● **Data**:
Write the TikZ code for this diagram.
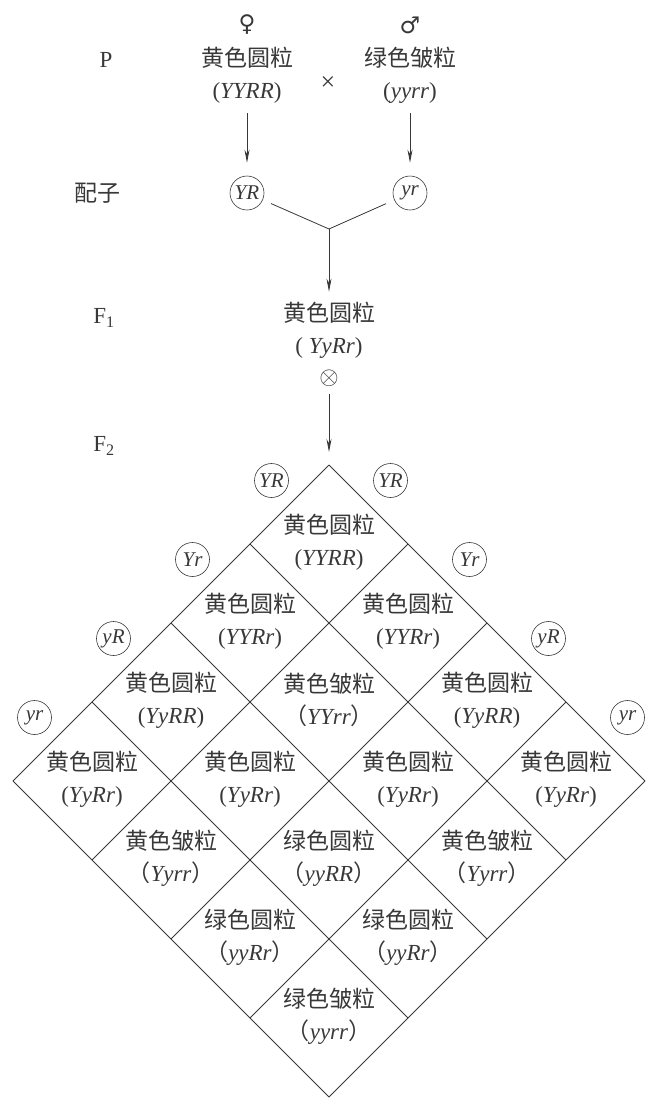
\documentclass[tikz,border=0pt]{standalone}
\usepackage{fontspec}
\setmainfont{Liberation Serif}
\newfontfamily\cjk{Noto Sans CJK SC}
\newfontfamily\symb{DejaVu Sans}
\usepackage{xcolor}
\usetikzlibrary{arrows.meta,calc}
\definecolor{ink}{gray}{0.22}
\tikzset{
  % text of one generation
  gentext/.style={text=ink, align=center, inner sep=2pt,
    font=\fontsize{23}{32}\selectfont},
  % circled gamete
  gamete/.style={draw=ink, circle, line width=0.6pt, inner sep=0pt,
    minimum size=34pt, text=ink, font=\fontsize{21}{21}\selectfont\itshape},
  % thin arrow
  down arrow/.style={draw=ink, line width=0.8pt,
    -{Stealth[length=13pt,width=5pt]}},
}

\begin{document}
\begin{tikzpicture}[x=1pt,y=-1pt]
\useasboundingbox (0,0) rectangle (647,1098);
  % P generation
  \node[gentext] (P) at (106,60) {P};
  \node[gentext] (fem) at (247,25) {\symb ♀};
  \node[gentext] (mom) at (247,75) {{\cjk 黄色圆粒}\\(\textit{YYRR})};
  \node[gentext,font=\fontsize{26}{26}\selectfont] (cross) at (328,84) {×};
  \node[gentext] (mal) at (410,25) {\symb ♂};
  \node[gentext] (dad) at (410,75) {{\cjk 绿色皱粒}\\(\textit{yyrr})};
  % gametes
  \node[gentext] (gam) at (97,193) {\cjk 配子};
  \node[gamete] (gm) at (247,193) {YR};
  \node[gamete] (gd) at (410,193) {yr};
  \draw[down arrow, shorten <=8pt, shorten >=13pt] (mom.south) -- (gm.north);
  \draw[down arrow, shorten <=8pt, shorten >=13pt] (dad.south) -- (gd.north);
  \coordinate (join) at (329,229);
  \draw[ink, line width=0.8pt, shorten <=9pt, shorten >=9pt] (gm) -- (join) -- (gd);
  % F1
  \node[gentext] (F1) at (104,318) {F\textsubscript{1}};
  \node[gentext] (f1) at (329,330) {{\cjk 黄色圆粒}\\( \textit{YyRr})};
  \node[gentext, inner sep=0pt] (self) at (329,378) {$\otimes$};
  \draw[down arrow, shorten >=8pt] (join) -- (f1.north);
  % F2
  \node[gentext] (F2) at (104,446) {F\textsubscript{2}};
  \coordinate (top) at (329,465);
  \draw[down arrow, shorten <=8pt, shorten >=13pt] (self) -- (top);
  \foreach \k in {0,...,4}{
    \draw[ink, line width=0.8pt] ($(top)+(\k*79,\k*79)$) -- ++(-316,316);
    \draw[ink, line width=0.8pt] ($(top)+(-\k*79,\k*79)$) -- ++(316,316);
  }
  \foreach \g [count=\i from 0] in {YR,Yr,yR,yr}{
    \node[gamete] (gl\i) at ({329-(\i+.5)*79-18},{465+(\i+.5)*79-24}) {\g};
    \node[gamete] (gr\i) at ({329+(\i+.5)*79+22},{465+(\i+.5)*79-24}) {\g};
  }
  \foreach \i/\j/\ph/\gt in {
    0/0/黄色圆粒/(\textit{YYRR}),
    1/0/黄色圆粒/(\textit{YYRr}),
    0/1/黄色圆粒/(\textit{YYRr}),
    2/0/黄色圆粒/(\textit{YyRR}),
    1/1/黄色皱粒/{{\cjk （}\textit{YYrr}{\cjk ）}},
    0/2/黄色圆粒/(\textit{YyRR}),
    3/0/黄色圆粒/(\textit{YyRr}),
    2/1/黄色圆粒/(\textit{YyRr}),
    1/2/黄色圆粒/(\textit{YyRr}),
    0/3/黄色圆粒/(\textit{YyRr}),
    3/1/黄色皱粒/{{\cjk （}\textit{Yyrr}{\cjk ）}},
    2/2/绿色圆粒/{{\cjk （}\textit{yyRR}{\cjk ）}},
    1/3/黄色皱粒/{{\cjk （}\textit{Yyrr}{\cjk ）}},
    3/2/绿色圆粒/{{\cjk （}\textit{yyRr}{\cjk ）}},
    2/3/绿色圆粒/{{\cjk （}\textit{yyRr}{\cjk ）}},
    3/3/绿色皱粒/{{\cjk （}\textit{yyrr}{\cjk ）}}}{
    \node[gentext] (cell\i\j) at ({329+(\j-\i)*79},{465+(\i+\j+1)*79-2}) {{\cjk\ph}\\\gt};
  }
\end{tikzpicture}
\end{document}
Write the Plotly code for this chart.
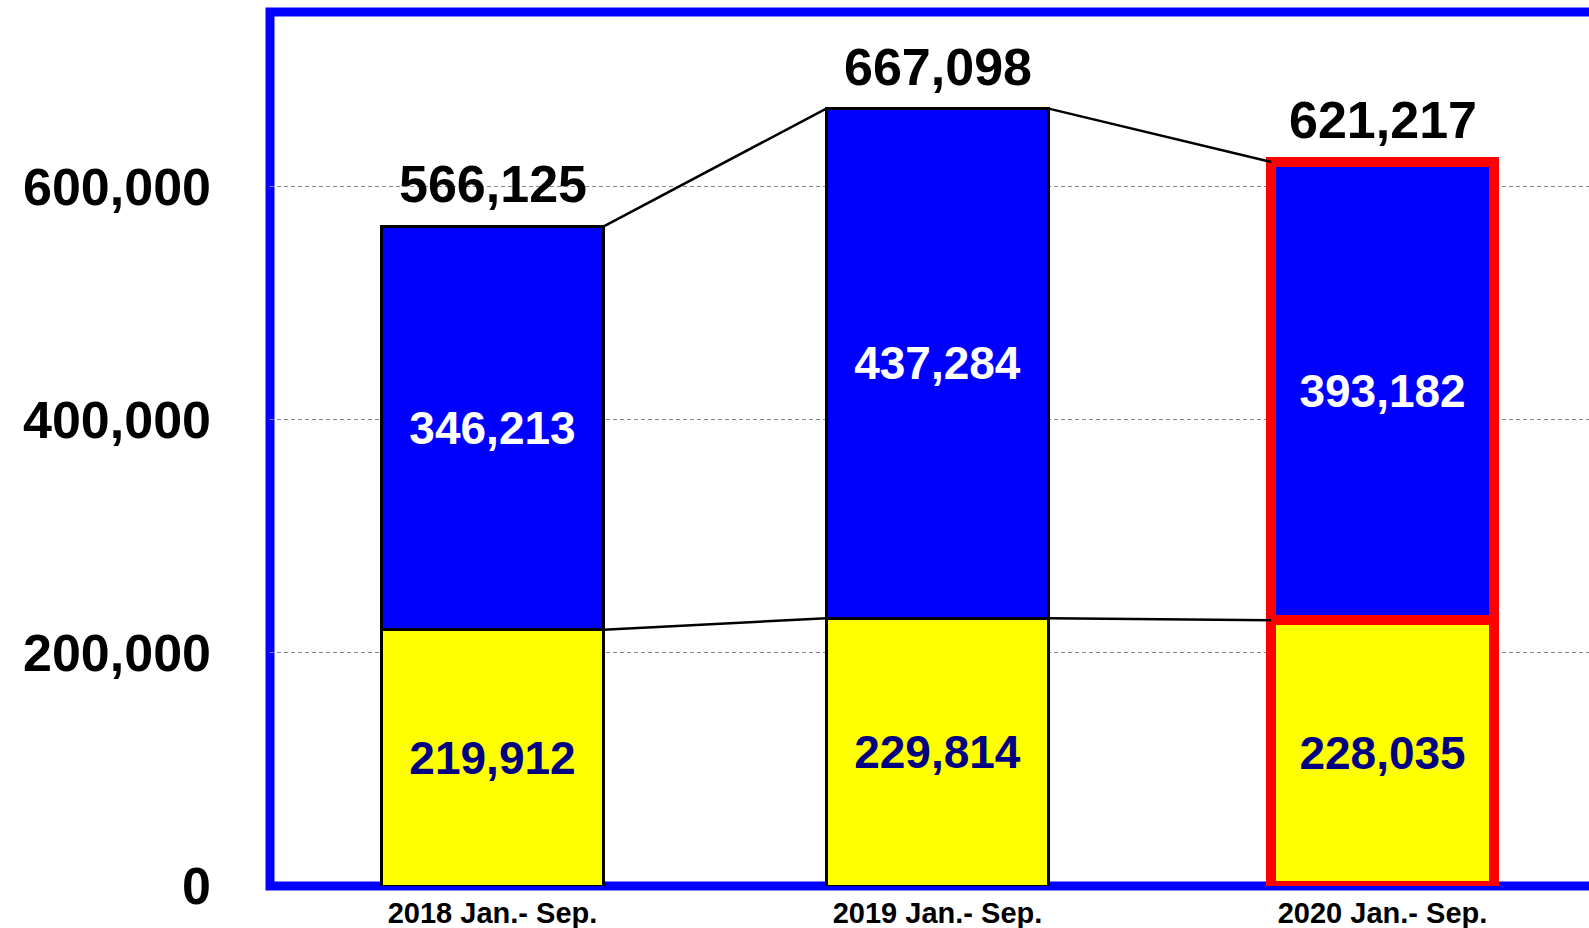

● **What is required**: Copy the material exactly. Do not include the pictures.

● **Completed task**:
Write the TikZ code for this diagram.
\documentclass[tikz,border=0pt]{standalone}
\usepackage{fontspec}
\setmainfont{Liberation Serif}
\newfontfamily\cjk{Noto Sans CJK SC}
\newfontfamily\symb{DejaVu Sans}
\usepackage{xcolor}
\usetikzlibrary{arrows.meta,calc}
\definecolor{ink}{gray}{0.22}
\tikzset{
  % text of one generation
  gentext/.style={text=ink, align=center, inner sep=2pt,
    font=\fontsize{23}{32}\selectfont},
  % circled gamete
  gamete/.style={draw=ink, circle, line width=0.6pt, inner sep=0pt,
    minimum size=34pt, text=ink, font=\fontsize{21}{21}\selectfont\itshape},
  % thin arrow
  down arrow/.style={draw=ink, line width=0.8pt,
    -{Stealth[length=13pt,width=5pt]}},
}

\begin{document}
\begin{tikzpicture}[x=1pt,y=-1pt]
\useasboundingbox (0,0) rectangle (647,1098);
  % P generation
  \node[gentext] (P) at (106,60) {P};
  \node[gentext] (fem) at (247,25) {\symb ♀};
  \node[gentext] (mom) at (247,75) {{\cjk 黄色圆粒}\\(\textit{YYRR})};
  \node[gentext,font=\fontsize{26}{26}\selectfont] (cross) at (328,84) {×};
  \node[gentext] (mal) at (410,25) {\symb ♂};
  \node[gentext] (dad) at (410,75) {{\cjk 绿色皱粒}\\(\textit{yyrr})};
  % gametes
  \node[gentext] (gam) at (97,193) {\cjk 配子};
  \node[gamete] (gm) at (247,193) {YR};
  \node[gamete] (gd) at (410,193) {yr};
  \draw[down arrow, shorten <=8pt, shorten >=13pt] (mom.south) -- (gm.north);
  \draw[down arrow, shorten <=8pt, shorten >=13pt] (dad.south) -- (gd.north);
  \coordinate (join) at (329,229);
  \draw[ink, line width=0.8pt, shorten <=9pt, shorten >=9pt] (gm) -- (join) -- (gd);
  % F1
  \node[gentext] (F1) at (104,318) {F\textsubscript{1}};
  \node[gentext] (f1) at (329,330) {{\cjk 黄色圆粒}\\( \textit{YyRr})};
  \node[gentext, inner sep=0pt] (self) at (329,378) {$\otimes$};
  \draw[down arrow, shorten >=8pt] (join) -- (f1.north);
  % F2
  \node[gentext] (F2) at (104,446) {F\textsubscript{2}};
  \coordinate (top) at (329,465);
  \draw[down arrow, shorten <=8pt, shorten >=13pt] (self) -- (top);
  \foreach \k in {0,...,4}{
    \draw[ink, line width=0.8pt] ($(top)+(\k*79,\k*79)$) -- ++(-316,316);
    \draw[ink, line width=0.8pt] ($(top)+(-\k*79,\k*79)$) -- ++(316,316);
  }
  \foreach \g [count=\i from 0] in {YR,Yr,yR,yr}{
    \node[gamete] (gl\i) at ({329-(\i+.5)*79-18},{465+(\i+.5)*79-24}) {\g};
    \node[gamete] (gr\i) at ({329+(\i+.5)*79+22},{465+(\i+.5)*79-24}) {\g};
  }
  \foreach \i/\j/\ph/\gt in {
    0/0/黄色圆粒/(\textit{YYRR}),
    1/0/黄色圆粒/(\textit{YYRr}),
    0/1/黄色圆粒/(\textit{YYRr}),
    2/0/黄色圆粒/(\textit{YyRR}),
    1/1/黄色皱粒/{{\cjk （}\textit{YYrr}{\cjk ）}},
    0/2/黄色圆粒/(\textit{YyRR}),
    3/0/黄色圆粒/(\textit{YyRr}),
    2/1/黄色圆粒/(\textit{YyRr}),
    1/2/黄色圆粒/(\textit{YyRr}),
    0/3/黄色圆粒/(\textit{YyRr}),
    3/1/黄色皱粒/{{\cjk （}\textit{Yyrr}{\cjk ）}},
    2/2/绿色圆粒/{{\cjk （}\textit{yyRR}{\cjk ）}},
    1/3/黄色皱粒/{{\cjk （}\textit{Yyrr}{\cjk ）}},
    3/2/绿色圆粒/{{\cjk （}\textit{yyRr}{\cjk ）}},
    2/3/绿色圆粒/{{\cjk （}\textit{yyRr}{\cjk ）}},
    3/3/绿色皱粒/{{\cjk （}\textit{yyrr}{\cjk ）}}}{
    \node[gentext] (cell\i\j) at ({329+(\j-\i)*79},{465+(\i+\j+1)*79-2}) {{\cjk\ph}\\\gt};
  }
\end{tikzpicture}
\end{document}
Write the Plotly code for this chart.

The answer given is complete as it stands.